# [GIVEN INSTRUCTION]
Reproduce all the material exactly, minus any pictures it holds.

# [DATA SHOWN]
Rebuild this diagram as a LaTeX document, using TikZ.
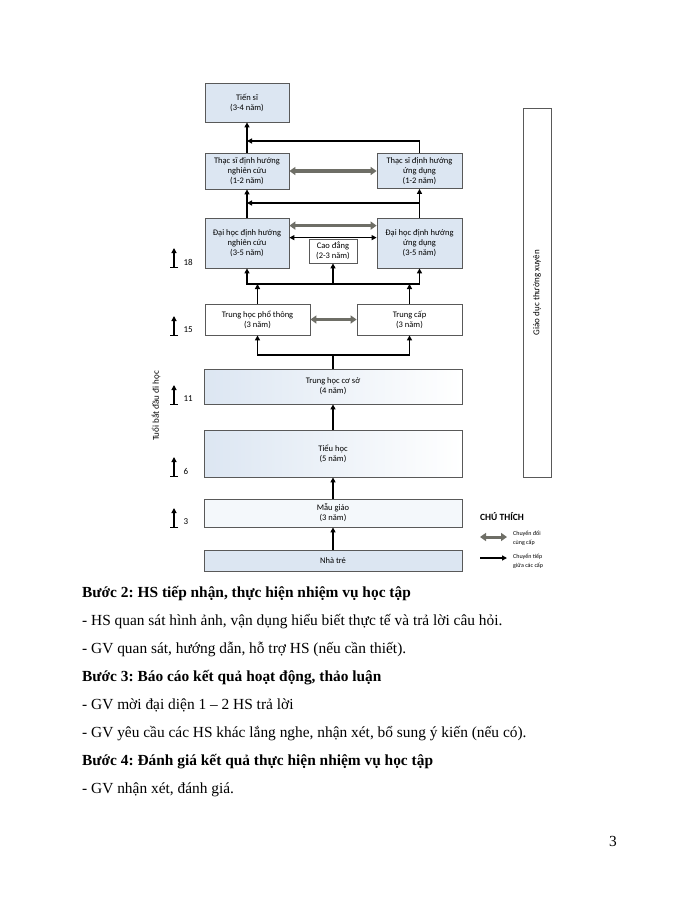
\documentclass[tikz,border=0pt]{standalone}
\usepackage{fontspec}
\setmainfont{Liberation Serif}
\newfontfamily\calibri{Carlito}
\usetikzlibrary{positioning,calc,arrows.meta}
\definecolor{khung}{HTML}{595959}
\definecolor{nenxanh}{HTML}{DCE6F2}
\definecolor{muiten}{HTML}{6E6E66}
\frenchspacing

\begin{document}
\begin{tikzpicture}
            [
                x=1pt, y=-1pt,
                capbox/.style 2 args={draw=khung, line width=0.8pt, fill=nenxanh, inner sep=0pt,
                    align=center, minimum width=#1, minimum height=#2,
                    font=\calibri\fontsize{8.5}{10}\selectfont},
                trang/.style={fill=white},
                nhatdan/.style={left color=nenxanh, right color=white},
                noi/.style={line width=1.4pt, -{Triangle[length=5pt,width=5pt]}},
                lien/.style={line width=1.4pt, line cap=rect},
                doi/.style={line width=3.5pt, draw=muiten,
                    {Triangle[length=6pt,width=8pt]}-{Triangle[length=6pt,width=8pt]}},
                haichieu/.style={line width=1.2pt,
                    {Triangle[length=5pt,width=5pt]}-{Triangle[length=5pt,width=5pt]}},
                tuoi/.style={line width=1.1pt, {Bar[width=8pt]}-{Triangle[length=5pt,width=5pt]}},
                nhan/.style={font=\calibri\fontsize{9}{10}\selectfont},
                dong/.style={anchor=base west, inner sep=0pt, font=\fontsize{15.4}{17}\selectfont},
            ]
            \fill[white] (0,0) rectangle (700,906);
            %cac cap hoc
            \node[capbox={84pt}{39pt}] (ts) at (247,102.5) {Tiến sĩ\\(3-4 năm)};
            \node[capbox={84pt}{36pt}] (tsnc) at (247,171) {Thạc sĩ định hướng\\nghiên cứu\\(1-2 năm)};
            \node[capbox={85pt}{35pt}] (tsud) at (419.5,171) {Thạc sĩ định hướng\\ứng dụng\\(1-2 năm)};
            \node[capbox={84pt}{50pt}] (dhnc) at (247,243) {Đại học định hướng\\nghiên cứu\\(3-5 năm)};
            \node[capbox={85pt}{50pt}] (dhud) at (419.5,243) {Đại học định hướng\\ứng dụng\\(3-5 năm)};
            \node[capbox={48pt}{24pt}, trang] (cd) at (333,251) {Cao đẳng\\(2-3 năm)};
            \node[capbox={105pt}{31pt}, trang] (thpt) at (257.5,319.5) {Trung học phổ thông\\(3 năm)};
            \node[capbox={105pt}{31pt}, trang] (tc) at (409.5,319.5) {Trung cấp\\(3 năm)};
            \node[capbox={258pt}{35pt}, nhatdan] (thcs) at (333,386.5) {Trung học cơ sở\\(4 năm)};
            \node[capbox={258pt}{47pt}, nhatdan] (th) at (333,453.5) {Tiểu học\\(5 năm)};
            \node[capbox={258pt}{28pt}, fill=nenxanh!30] (mg) at (333,513) {Mẫu giáo\\(3 năm)};
            \node[capbox={258pt}{21pt}] (nt) at (333,560.5) {Nhà trẻ};
            \node[capbox={28pt}{369pt}, trang] (gdtx) at (537,292.5) {};
            \node[nhan, rotate=90] at (gdtx.center) {Giáo dục thường xuyên};

            %chuyen tiep
            \coordinate (nts) at (247,141);
            \draw[noi] (tsnc.north) -- (ts.south);
            \draw[noi] (tsud.north) |- (nts);
            \coordinate (ndh) at (247,203);
            \draw[noi] (dhnc.north) -- (tsnc.south);
            \draw[noi] (dhud.north) -- (tsud.south);
            \draw[noi] (dhud.north |- ndh) -- (ndh);
            \coordinate (nthpt) at (333,284);
            \draw[lien] (dhnc.south |- nthpt) -- (dhud.south |- nthpt);
            \draw[noi] (dhnc.south |- nthpt) -- (dhnc.south);
            \draw[noi] (nthpt) -- (cd.south);
            \draw[noi] (dhud.south |- nthpt) -- (dhud.south);
            \draw[noi] (thpt.north) -- (thpt.north |- nthpt);
            \draw[noi] (tc.north) -- (tc.north |- nthpt);
            \coordinate (nthcs) at (333,355);
            \draw[lien] (thcs.north) -- (nthcs);
            \draw[lien] (thpt.south |- nthcs) -- (tc.south |- nthcs);
            \draw[noi] (thpt.south |- nthcs) -- (thpt.south);
            \draw[noi] (tc.south |- nthcs) -- (tc.south);
            \draw[noi] (th.north) -- (thcs.south);
            \draw[noi] (mg.north) -- (th.south);
            \draw[noi] (nt.north) -- (mg.south);

            %chuyen doi cung cap
            \draw[doi] (tsnc.east) -- (tsud.west);
            \draw[doi] ($(dhnc.north east)+(0,8)$) -- ($(dhud.north west)+(0,8)$);
            \draw[haichieu] ($(dhnc.north east)+(0,20)$) -- ($(dhud.north west)+(0,20)$);
            \draw[doi] (thpt.east) -- (tc.west);

            %tuoi
            \node[nhan, rotate=90] (tuoi) at (156,406) {Tuổi bắt đầu đi học};
            \node[nhan, anchor=west] (t18) at (180,262) {18};
            \node[nhan, anchor=west] (t15) at (180,330) {15};
            \node[nhan, anchor=west] (t11) at (180,399) {11};
            \node[nhan, anchor=west] (t6) at (180,471) {6};
            \node[nhan, anchor=west] (t3) at (180,522) {3};
            \foreach \t in {t18,t15,t11,t6,t3}
                \draw[tuoi] ($(\t.west)+(-6,6)$) -- ++(0,-20);

            %chu thich
            \node[anchor=west, inner sep=0pt, font=\calibri\bfseries\fontsize{9.5}{11}\selectfont] (chuthich) at (480,517) {CHÚ THÍCH};
            \node[anchor=west, align=left, inner sep=0pt, font=\calibri\fontsize{6}{9}\selectfont] (ctdoi) at (513,538) {Chuyển đổi\\cùng cấp};
            \node[anchor=west, align=left, inner sep=0pt, font=\calibri\fontsize{6}{9}\selectfont] (ctnoi) at (513,561) {Chuyển tiếp\\giữa các cấp};
            \draw[doi, line width=3pt] ($(ctdoi.west)+(-33,-1)$) -- ($(ctdoi.west)+(-6,-1)$);
            \draw[noi] ($(ctnoi.west)+(-33,-3)$) -- ($(ctnoi.west)+(-6,-3)$);

            %cac buoc
            \node[dong, font=\bfseries\fontsize{15.4}{17}\selectfont] (b2) at (82,597) {Bước 2: HS tiếp nhận, thực hiện nhiệm vụ học tập};
            \node[dong] (b2a) at (82,625) {- HS quan sát hình ảnh, vận dụng hiểu biết thực tế và trả lời câu hỏi.};
            \node[dong] (b2b) at (82,653) {- GV quan sát, hướng dẫn, hỗ trợ HS (nếu cần thiết).};
            \node[dong, font=\bfseries\fontsize{15.4}{17}\selectfont] (b3) at (82,681) {Bước 3: Báo cáo kết quả hoạt động, thảo luận};
            \node[dong] (b3a) at (82,709) {- GV mời đại diện 1 – 2 HS trả lời};
            \node[dong] (b3b) at (82,737) {- GV yêu cầu các HS khác lắng nghe, nhận xét, bổ sung ý kiến (nếu có).};
            \node[dong, font=\bfseries\fontsize{15.4}{17}\selectfont] (b4) at (82,765) {Bước 4: Đánh giá kết quả thực hiện nhiệm vụ học tập};
            \node[dong] (b4a) at (82,793) {- GV nhận xét, đánh giá.};
            \node[dong] (trang) at (609,846) {3};
        \end{tikzpicture}
\end{document}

# [ANSWER TO THE EXERCISE]
Rebuild this diagram as a LaTeX document, using TikZ.
\documentclass[tikz,border=0pt]{standalone}
\usepackage{fontspec}
\setmainfont{Liberation Serif}
\newfontfamily\calibri{Carlito}
\usetikzlibrary{positioning,calc,arrows.meta}
\definecolor{khung}{HTML}{595959}
\definecolor{nenxanh}{HTML}{DCE6F2}
\definecolor{muiten}{HTML}{6E6E66}
\frenchspacing

\begin{document}
\begin{tikzpicture}
            [
                x=1pt, y=-1pt,
                capbox/.style 2 args={draw=khung, line width=0.8pt, fill=nenxanh, inner sep=0pt,
                    align=center, minimum width=#1, minimum height=#2,
                    font=\calibri\fontsize{8.5}{10}\selectfont},
                trang/.style={fill=white},
                nhatdan/.style={left color=nenxanh, right color=white},
                noi/.style={line width=1.4pt, -{Triangle[length=5pt,width=5pt]}},
                lien/.style={line width=1.4pt, line cap=rect},
                doi/.style={line width=3.5pt, draw=muiten,
                    {Triangle[length=6pt,width=8pt]}-{Triangle[length=6pt,width=8pt]}},
                haichieu/.style={line width=1.2pt,
                    {Triangle[length=5pt,width=5pt]}-{Triangle[length=5pt,width=5pt]}},
                tuoi/.style={line width=1.1pt, {Bar[width=8pt]}-{Triangle[length=5pt,width=5pt]}},
                nhan/.style={font=\calibri\fontsize{9}{10}\selectfont},
                dong/.style={anchor=base west, inner sep=0pt, font=\fontsize{15.4}{17}\selectfont},
            ]
            \fill[white] (0,0) rectangle (700,906);
            %cac cap hoc
            \node[capbox={84pt}{39pt}] (ts) at (247,102.5) {Tiến sĩ\\(3-4 năm)};
            \node[capbox={84pt}{36pt}] (tsnc) at (247,171) {Thạc sĩ định hướng\\nghiên cứu\\(1-2 năm)};
            \node[capbox={85pt}{35pt}] (tsud) at (419.5,171) {Thạc sĩ định hướng\\ứng dụng\\(1-2 năm)};
            \node[capbox={84pt}{50pt}] (dhnc) at (247,243) {Đại học định hướng\\nghiên cứu\\(3-5 năm)};
            \node[capbox={85pt}{50pt}] (dhud) at (419.5,243) {Đại học định hướng\\ứng dụng\\(3-5 năm)};
            \node[capbox={48pt}{24pt}, trang] (cd) at (333,251) {Cao đẳng\\(2-3 năm)};
            \node[capbox={105pt}{31pt}, trang] (thpt) at (257.5,319.5) {Trung học phổ thông\\(3 năm)};
            \node[capbox={105pt}{31pt}, trang] (tc) at (409.5,319.5) {Trung cấp\\(3 năm)};
            \node[capbox={258pt}{35pt}, nhatdan] (thcs) at (333,386.5) {Trung học cơ sở\\(4 năm)};
            \node[capbox={258pt}{47pt}, nhatdan] (th) at (333,453.5) {Tiểu học\\(5 năm)};
            \node[capbox={258pt}{28pt}, fill=nenxanh!30] (mg) at (333,513) {Mẫu giáo\\(3 năm)};
            \node[capbox={258pt}{21pt}] (nt) at (333,560.5) {Nhà trẻ};
            \node[capbox={28pt}{369pt}, trang] (gdtx) at (537,292.5) {};
            \node[nhan, rotate=90] at (gdtx.center) {Giáo dục thường xuyên};

            %chuyen tiep
            \coordinate (nts) at (247,141);
            \draw[noi] (tsnc.north) -- (ts.south);
            \draw[noi] (tsud.north) |- (nts);
            \coordinate (ndh) at (247,203);
            \draw[noi] (dhnc.north) -- (tsnc.south);
            \draw[noi] (dhud.north) -- (tsud.south);
            \draw[noi] (dhud.north |- ndh) -- (ndh);
            \coordinate (nthpt) at (333,284);
            \draw[lien] (dhnc.south |- nthpt) -- (dhud.south |- nthpt);
            \draw[noi] (dhnc.south |- nthpt) -- (dhnc.south);
            \draw[noi] (nthpt) -- (cd.south);
            \draw[noi] (dhud.south |- nthpt) -- (dhud.south);
            \draw[noi] (thpt.north) -- (thpt.north |- nthpt);
            \draw[noi] (tc.north) -- (tc.north |- nthpt);
            \coordinate (nthcs) at (333,355);
            \draw[lien] (thcs.north) -- (nthcs);
            \draw[lien] (thpt.south |- nthcs) -- (tc.south |- nthcs);
            \draw[noi] (thpt.south |- nthcs) -- (thpt.south);
            \draw[noi] (tc.south |- nthcs) -- (tc.south);
            \draw[noi] (th.north) -- (thcs.south);
            \draw[noi] (mg.north) -- (th.south);
            \draw[noi] (nt.north) -- (mg.south);

            %chuyen doi cung cap
            \draw[doi] (tsnc.east) -- (tsud.west);
            \draw[doi] ($(dhnc.north east)+(0,8)$) -- ($(dhud.north west)+(0,8)$);
            \draw[haichieu] ($(dhnc.north east)+(0,20)$) -- ($(dhud.north west)+(0,20)$);
            \draw[doi] (thpt.east) -- (tc.west);

            %tuoi
            \node[nhan, rotate=90] (tuoi) at (156,406) {Tuổi bắt đầu đi học};
            \node[nhan, anchor=west] (t18) at (180,262) {18};
            \node[nhan, anchor=west] (t15) at (180,330) {15};
            \node[nhan, anchor=west] (t11) at (180,399) {11};
            \node[nhan, anchor=west] (t6) at (180,471) {6};
            \node[nhan, anchor=west] (t3) at (180,522) {3};
            \foreach \t in {t18,t15,t11,t6,t3}
                \draw[tuoi] ($(\t.west)+(-6,6)$) -- ++(0,-20);

            %chu thich
            \node[anchor=west, inner sep=0pt, font=\calibri\bfseries\fontsize{9.5}{11}\selectfont] (chuthich) at (480,517) {CHÚ THÍCH};
            \node[anchor=west, align=left, inner sep=0pt, font=\calibri\fontsize{6}{9}\selectfont] (ctdoi) at (513,538) {Chuyển đổi\\cùng cấp};
            \node[anchor=west, align=left, inner sep=0pt, font=\calibri\fontsize{6}{9}\selectfont] (ctnoi) at (513,561) {Chuyển tiếp\\giữa các cấp};
            \draw[doi, line width=3pt] ($(ctdoi.west)+(-33,-1)$) -- ($(ctdoi.west)+(-6,-1)$);
            \draw[noi] ($(ctnoi.west)+(-33,-3)$) -- ($(ctnoi.west)+(-6,-3)$);

            %cac buoc
            \node[dong, font=\bfseries\fontsize{15.4}{17}\selectfont] (b2) at (82,597) {Bước 2: HS tiếp nhận, thực hiện nhiệm vụ học tập};
            \node[dong] (b2a) at (82,625) {- HS quan sát hình ảnh, vận dụng hiểu biết thực tế và trả lời câu hỏi.};
            \node[dong] (b2b) at (82,653) {- GV quan sát, hướng dẫn, hỗ trợ HS (nếu cần thiết).};
            \node[dong, font=\bfseries\fontsize{15.4}{17}\selectfont] (b3) at (82,681) {Bước 3: Báo cáo kết quả hoạt động, thảo luận};
            \node[dong] (b3a) at (82,709) {- GV mời đại diện 1 – 2 HS trả lời};
            \node[dong] (b3b) at (82,737) {- GV yêu cầu các HS khác lắng nghe, nhận xét, bổ sung ý kiến (nếu có).};
            \node[dong, font=\bfseries\fontsize{15.4}{17}\selectfont] (b4) at (82,765) {Bước 4: Đánh giá kết quả thực hiện nhiệm vụ học tập};
            \node[dong] (b4a) at (82,793) {- GV nhận xét, đánh giá.};
            \node[dong] (trang) at (609,846) {3};
        \end{tikzpicture}
\end{document}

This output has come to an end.